幸いにも50人を超える申込みがあり、なんとか無事に合宿を終えたあと、佐渡島さんが書いたnoteが印象に残っている。

コルクラボで、僕は何も企画しない。集まったクルーが、自発的に企画を立てて、動かさないといけない。自分たちがつくる人にならないと、何も起こらない。今回の合宿は、すべてクルーが、自分たちでつくった。宿へ行って、のんびり自由時間を過ごして、一緒に酒を飲むではなくて、みんなを楽しませるために、細部まで設計されきったアクティビティがいくつも用意されていた。つくった人も、受け取った人も、どちらもが楽しんでいた。

佐渡島さんは、コルクラボの主宰という感じがあるが、実際には何もしない。はじめは、本当に何もしないんだとびっくりした(笑)けど、何らかの企画をするうえで、佐渡島庸平をキャスティングし易い(しかもノーギャラで)というのは、プランをするうえで、かなり面白いカードだ。

合宿においても、いち参加者として接するようにした。僕がマンガ編集者を志しているわけではないのも要員としてはでかかったと思うけど、佐渡島さんを「神扱い」しなかったのが、結果的によかったなあ、と思っている。

こうしたコミュニティに集う人々は、さまざまなスキルをもっている。加えて、自分を変えよう、としている人が多いのが特徴だと思う。佐渡島さんに限らず、そうした人たちをうまくキャスティングする喜びは、ふだんの仕事とは全くちがう面白さがあった。

たとえば、一流コンサルタントに資料作成をお願いし、一流コピーライターにコピーをお願いし、大きな企業の経営判断をするような方と戦略を立てたりした。とはいえ業務外での活動なので、一歩間違えれば「やりがい搾取」になってしまうが、サードプレイスではそれもお互い様だ。やりたいことへの共感さえ生まれれば、常識的なハードルを超え、思ってもみないコラボレーションを生み出しやすい。

心がけたことととしては、コミュニティでの活動として誰かを巻き込む際には、できる限り1on1の場を設けた。みんながいる前でオファーをすると断りにくいからだ。幸いにもチームメイトとなり、何らかの活動をともにしたメンバーとは、その後も交流が続いている。一朝一夕の人脈とは違う、戦友のような存在が、たくさんいる。

こういうツイートもした。コルクラボは、僕にとって、「もうひとつの地元」という表現がしっくりくるような場になった。仕事でいそがしい時期があり、数カ月ぶりに訪れたとしても、ひさしぶり、と声をかけられ、違和感なく受け入れてくれる空気がある。

こういうコミュニティというのは、いろいろな形で世にあるが、その場限りの学びを得るセミナーのようでも、スクールのようにカリキュラムがあるわけでもない。とくにコルクラボには、学校のサークルのような、地元の友だちの集まりのような、あたたかさがあった。

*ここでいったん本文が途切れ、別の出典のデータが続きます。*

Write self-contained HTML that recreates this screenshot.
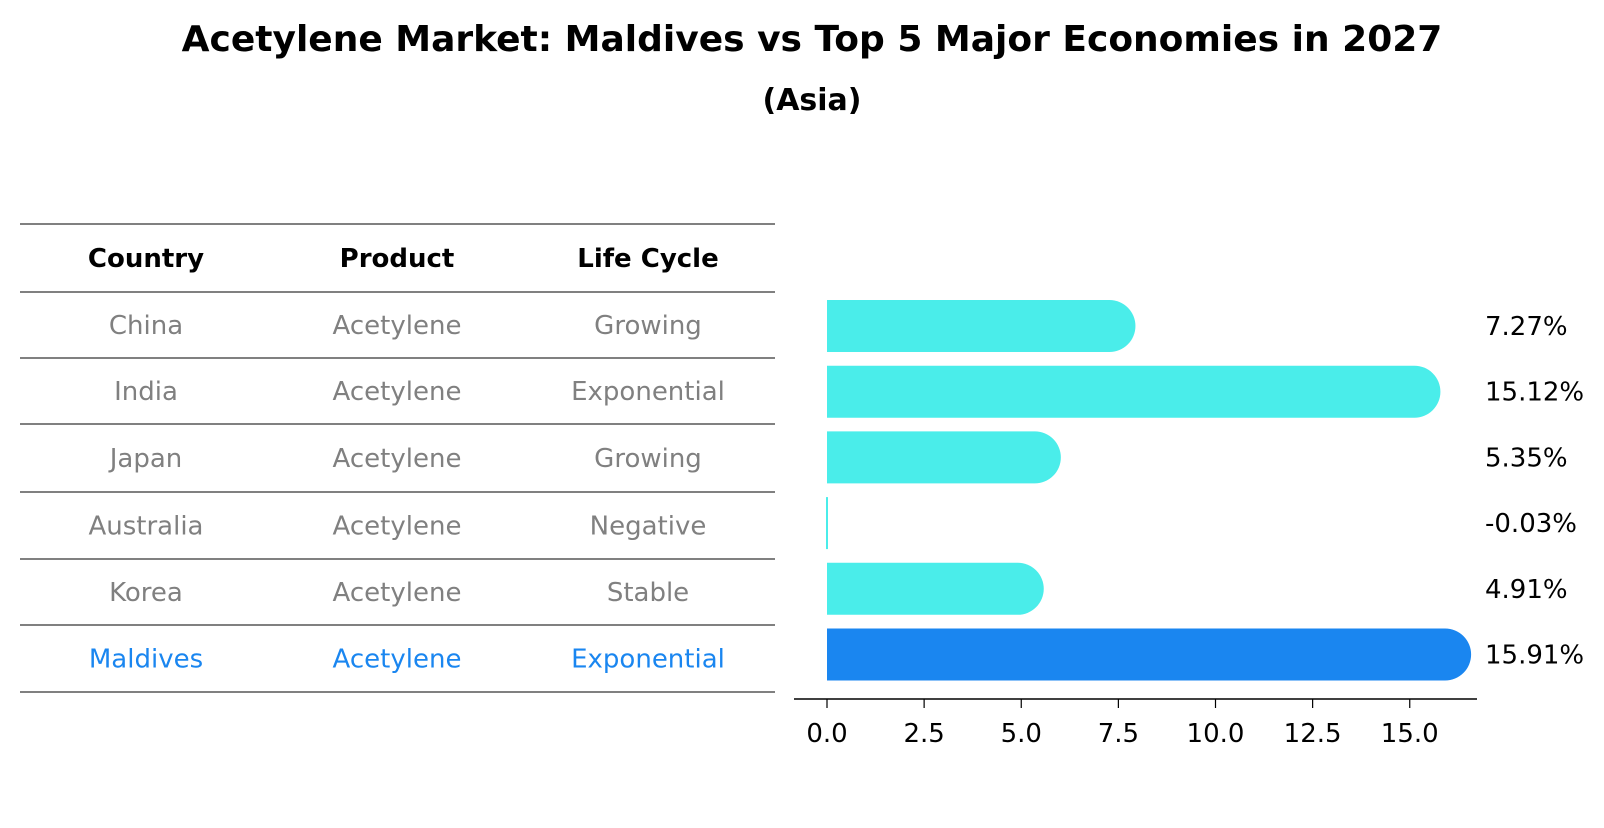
<!DOCTYPE html>
<html><head><meta charset="utf-8"><style>
body{margin:0;background:#fff;font-family:"Liberation Sans","DejaVu Sans",sans-serif;}
</style></head><body>
<svg width="1604" height="823" viewBox="0 0 1604 823" xmlns="http://www.w3.org/2000/svg" font-family="DejaVu Sans, Liberation Sans, sans-serif">
<text x="812" y="51" text-anchor="middle" font-size="36" font-weight="bold">Acetylene Market: Maldives vs Top 5 Major Economies in 2027</text>
<text x="812" y="110" text-anchor="middle" font-size="30" font-weight="bold">(Asia)</text>
<g id="table"></g>
<g id="bars"></g>
</svg>
<script>
const countries=["China","India","Japan","Australia","Korea","Maldives"];
const products=["Acetylene","Acetylene","Acetylene","Acetylene","Acetylene","Acetylene"];
const lifeCycles=["Growing","Exponential","Growing","Negative","Stable","Exponential"];
const growth=[7.27,15.12,5.35,-0.03,4.91,15.91];
const tickValues=[0,2.5,5,7.5,10,12.5,15];
const tickLabels=["0.0","2.5","5.0","7.5","10.0","12.5","15.0"];
const NS="http://www.w3.org/2000/svg";
function mk(tag,attrs,parent){const e=document.createElementNS(NS,tag);for(const k in attrs)e.setAttribute(k,attrs[k]);parent.appendChild(e);return e;}
const tbl=document.getElementById('table');
const lineYs=[224,292,358,424,492,559,625,692];
lineYs.forEach(y=>{const l=mk('line',{x1:20,x2:775,y1:y,y2:y,stroke:'#000','stroke-width':1},tbl);

});
const colX=[146,397,648];
["Country","Product","Life Cycle"].forEach((h,i)=>{const t=mk('text',{x:colX[i],y:(lineYs[0]+lineYs[1])/2+9,'text-anchor':'middle','font-size':26,'font-weight':'bold'},tbl);t.textContent=h;

});
countries.forEach((c,r)=>{const y=(lineYs[r+1]+lineYs[r+2])/2+9;const col=r===countries.length-1?'#1a86f0':'#808080';
[c,products[r],lifeCycles[r]].forEach((v,i)=>{const t=mk('text',{x:colX[i],y:y,'text-anchor':'middle','font-size':26,fill:col},tbl);t.textContent=v;

});});
const g=document.getElementById('bars');
const x0=827,scale=38.85,barH=52;
const xs=v=>x0+v*scale;
const yc=i=>326+i*65.7;
growth.forEach((v,i)=>{const col=i===growth.length-1?'#1a86f0':'#4aedea';
const end=xs(v);const top=yc(i)-barH/2;
let d;
if(Math.abs(v)*scale<2){d=`M${x0-1},${top} h2 v${barH} h-2 Z`;}
else{const r=barH/2;d=`M${x0},${top} H${end} A${r},${r} 0 0 1 ${end},${top+barH} H${x0} Z`;}
const p=mk('path',{d:d,fill:col},g);


const t=mk('text',{x:1485,y:yc(i)+9,'font-size':26},g);t.textContent=v.toFixed(2)+'%';

});
const ax=mk('line',{x1:794,x2:1477,y1:699,y2:699,stroke:'#000','stroke-width':1.5},g);


tickValues.forEach((v,i)=>{const x=xs(v);const tk=mk('line',{x1:x,x2:x,y1:699,y2:708,stroke:'#000','stroke-width':1.2},g);


const t=mk('text',{x:x,y:742,'text-anchor':'middle','font-size':26},g);t.textContent=tickLabels[i];

});
</script>
</body></html>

過ごしていて思うのは、こうしたサードプレイスでは「信用を貯める」ことが肝要だなあということだ。たとえば会社では成果が求められるが、サードプレイスではそうではない。成果を上げようが上げまいが、会費を払って最低限のコミュニティルールを守っていれば、所属し続けることじたいは自由だ。

役に立つことを自分にできる範囲でしたり、誰かを手伝ったりすることで信用が貯まる。そうすると、機会が広がる。所属する目的は人それぞれだと思うが、たとえばヒエラルキーの構築をしようとしたり、不満をまとめて上申したりするような、「会社的ふるまい」は、空振りに終わることが多いように感じる。

それよりも、自分にできる範囲で手伝いをしたり、チームを組んだり、プロジェクトを立ち上げたりしちゃうような、ポジティブな種まきをするのが、おもしろくなるコツだなあと思う。

レベル上げがしやすい環境って、あると思う。僕にとっては、チャレンジをとことん肯定してもらえる、コルクラボでの経験がその後の人生を大きく変えることになった。